** BEGIN Information supplied **

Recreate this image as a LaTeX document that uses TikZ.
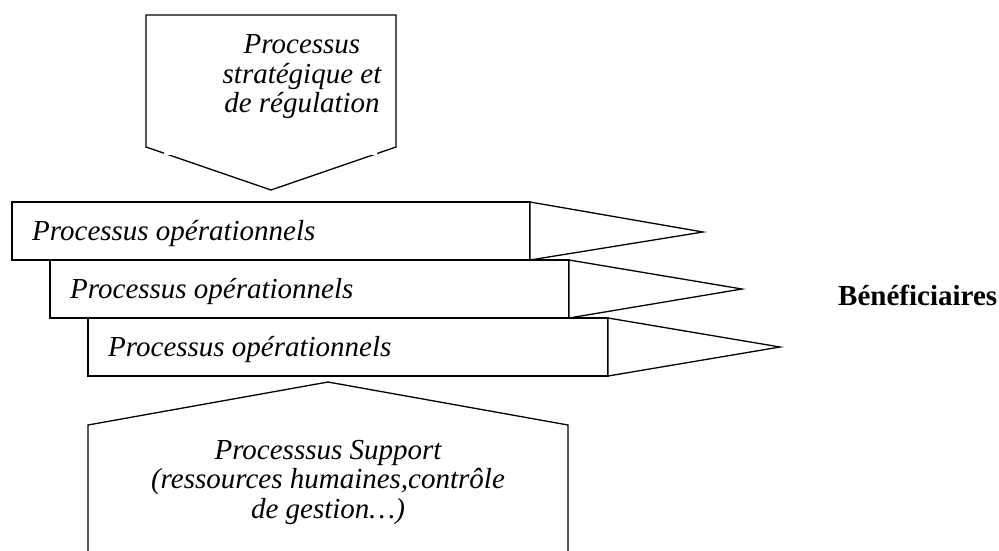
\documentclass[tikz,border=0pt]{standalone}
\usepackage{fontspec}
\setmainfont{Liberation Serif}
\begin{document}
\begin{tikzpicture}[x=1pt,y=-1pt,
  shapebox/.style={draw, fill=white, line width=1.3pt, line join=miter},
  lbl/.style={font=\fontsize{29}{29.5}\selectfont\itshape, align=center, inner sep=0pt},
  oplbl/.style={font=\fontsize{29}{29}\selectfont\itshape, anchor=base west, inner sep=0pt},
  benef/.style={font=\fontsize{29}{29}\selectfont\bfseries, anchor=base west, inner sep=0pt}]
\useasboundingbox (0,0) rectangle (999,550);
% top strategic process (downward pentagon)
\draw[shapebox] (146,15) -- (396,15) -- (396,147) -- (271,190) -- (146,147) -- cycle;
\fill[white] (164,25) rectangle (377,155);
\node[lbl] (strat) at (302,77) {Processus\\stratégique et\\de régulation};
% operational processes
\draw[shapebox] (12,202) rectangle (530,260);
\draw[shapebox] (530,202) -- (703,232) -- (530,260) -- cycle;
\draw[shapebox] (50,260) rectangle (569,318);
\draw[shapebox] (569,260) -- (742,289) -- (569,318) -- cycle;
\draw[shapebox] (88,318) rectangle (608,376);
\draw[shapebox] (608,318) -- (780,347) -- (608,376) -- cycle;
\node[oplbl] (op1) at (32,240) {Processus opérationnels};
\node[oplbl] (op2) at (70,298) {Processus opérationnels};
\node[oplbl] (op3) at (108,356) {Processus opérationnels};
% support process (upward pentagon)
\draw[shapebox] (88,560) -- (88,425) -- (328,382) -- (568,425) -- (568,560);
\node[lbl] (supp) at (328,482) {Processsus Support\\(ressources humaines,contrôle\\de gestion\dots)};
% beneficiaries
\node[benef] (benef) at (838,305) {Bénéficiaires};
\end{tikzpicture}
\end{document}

** END Information supplied **

--- Goal ---
Except for the pictures, give all the material above again verbatim.

--- Complete output ---
Recreate this image as a LaTeX document that uses TikZ.
\documentclass[tikz,border=0pt]{standalone}
\usepackage{fontspec}
\setmainfont{Liberation Serif}
\begin{document}
\begin{tikzpicture}[x=1pt,y=-1pt,
  shapebox/.style={draw, fill=white, line width=1.3pt, line join=miter},
  lbl/.style={font=\fontsize{29}{29.5}\selectfont\itshape, align=center, inner sep=0pt},
  oplbl/.style={font=\fontsize{29}{29}\selectfont\itshape, anchor=base west, inner sep=0pt},
  benef/.style={font=\fontsize{29}{29}\selectfont\bfseries, anchor=base west, inner sep=0pt}]
\useasboundingbox (0,0) rectangle (999,550);
% top strategic process (downward pentagon)
\draw[shapebox] (146,15) -- (396,15) -- (396,147) -- (271,190) -- (146,147) -- cycle;
\fill[white] (164,25) rectangle (377,155);
\node[lbl] (strat) at (302,77) {Processus\\stratégique et\\de régulation};
% operational processes
\draw[shapebox] (12,202) rectangle (530,260);
\draw[shapebox] (530,202) -- (703,232) -- (530,260) -- cycle;
\draw[shapebox] (50,260) rectangle (569,318);
\draw[shapebox] (569,260) -- (742,289) -- (569,318) -- cycle;
\draw[shapebox] (88,318) rectangle (608,376);
\draw[shapebox] (608,318) -- (780,347) -- (608,376) -- cycle;
\node[oplbl] (op1) at (32,240) {Processus opérationnels};
\node[oplbl] (op2) at (70,298) {Processus opérationnels};
\node[oplbl] (op3) at (108,356) {Processus opérationnels};
% support process (upward pentagon)
\draw[shapebox] (88,560) -- (88,425) -- (328,382) -- (568,425) -- (568,560);
\node[lbl] (supp) at (328,482) {Processsus Support\\(ressources humaines,contrôle\\de gestion\dots)};
% beneficiaries
\node[benef] (benef) at (838,305) {Bénéficiaires};
\end{tikzpicture}
\end{document}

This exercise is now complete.